Pundits can’t stop calling Brokeback Mountain a “breakthrough.” The question is: Why?

Needless to say, Hensher is being cheeky. All the actors he mentioned lived and worked in an era when the closet was an unavoidable reality and living a free and open gay life well nigh an idle dream. But that dream is now a reality, and in coming to grips with it, the speculation and whispers of the past are being reconfigured as matters of simple fact. Those guys were gay. Deal with it. More importantly, today’s out gay actors — Chad Allen, Craig Chester, Mitchell Anderson, Dan Butler, David Drake and Peter Paige — have to deal with the “incredible fact” that they’ve been left to fend for themselves in indie and pay-TV climes.

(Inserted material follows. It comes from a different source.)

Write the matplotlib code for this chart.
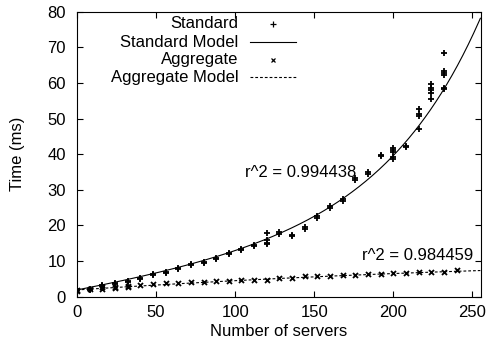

But when it comes to parts like Ennis Del Mar, Jack Twist and Truman Capote, they’re not even going to get an audition. Only heterosexuals need apply.

Yes, things have changed, but not all that much, as Craig Lucas shows in his deliciously mean-spirited The Dying Gaul. In a key scene, Campbell Scott’s scheming bisexual producer tells Peter Sarsgaard’s sensitive gay writer, “No one goes to the movies to have a bad time, or to learn anything,” before going on to declare matter-of-factly: “Americans hate gay people.”

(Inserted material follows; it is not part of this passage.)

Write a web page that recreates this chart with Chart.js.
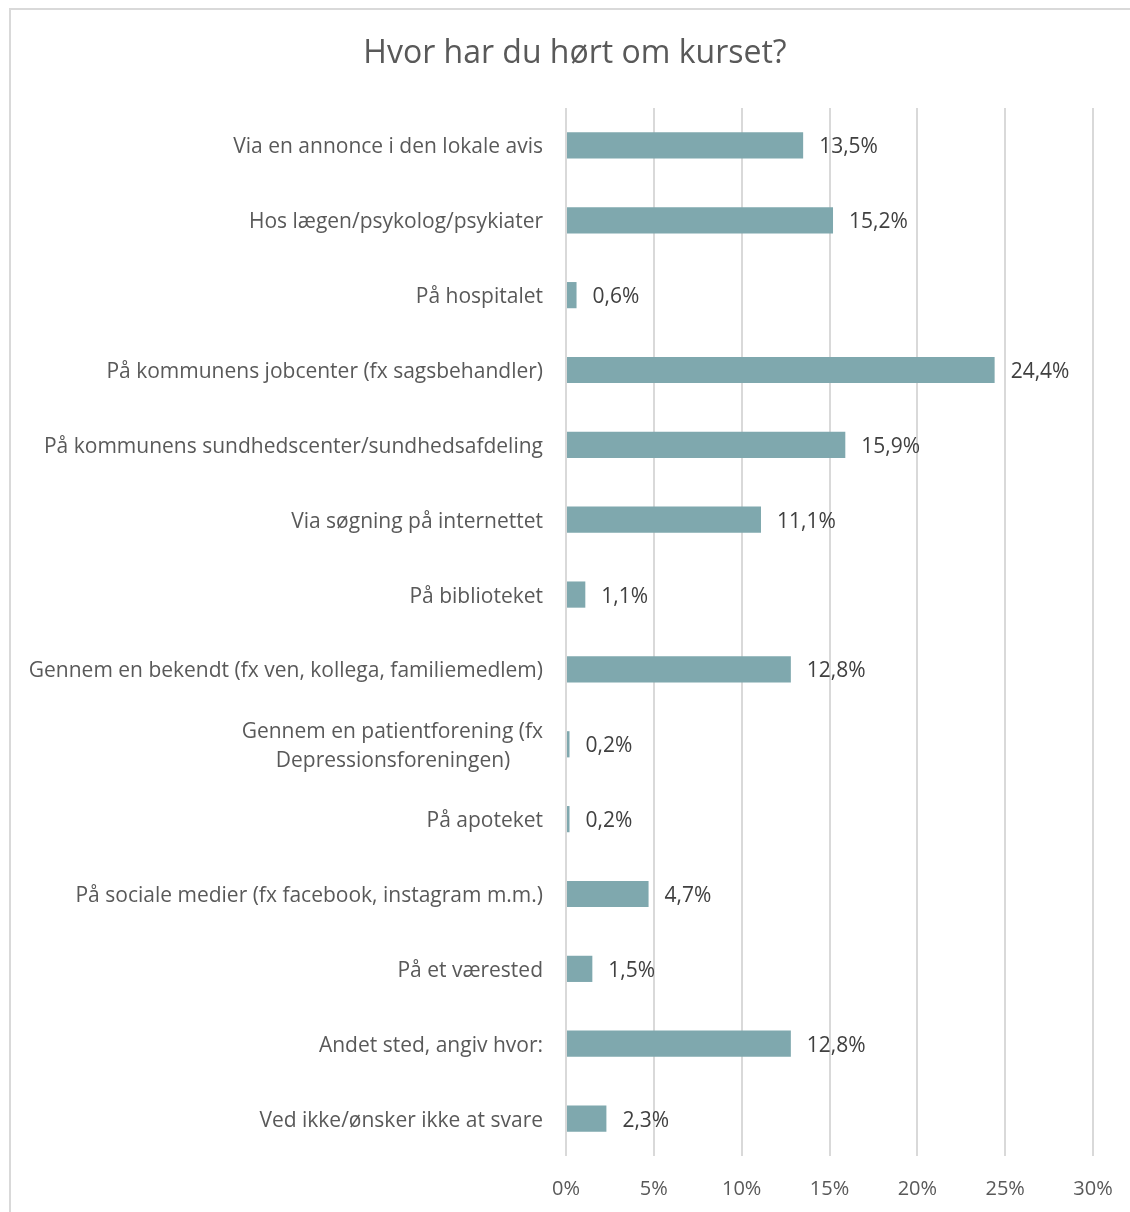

“What about Philadelphia?” Sarsgaard counters.

Philadelphia was about a man who hated gay people,” Scott replies.

But Scott’s most telling remark comes as he prepares to seduce Sarsgaard (far more graphically than Ledger does Gyllenhaal): “You can do anything you want — just so long as you don’t call it by its name.”

And the name you can’t use around a gay movie called Brokeback Mountain is “gay.” Critic after critic has enthused that the film is at heart about “two people in love” who “just happen to be men.”

Yeah, right. Tell it to Antonin Scalia!

“The magnificent thing, though,” notes novelist Rick Moody (hardly a disinterested party, given that it was Lee who brought his suburban-angst tale The Ice Storm to the screen), also writing in The Guardian, “that happens . . . during the unraveling marriages of these two men, as the film hastens toward its heart-rending completion, is that you stop thinking of these men as men, or gay men, or whatever, and you start thinking about them only as human beings, people who long for something, for some kind of union they are never likely to have.”

In the immortal words of my favorite drag queen, Bugs Bunny, “Oh, Prunella!”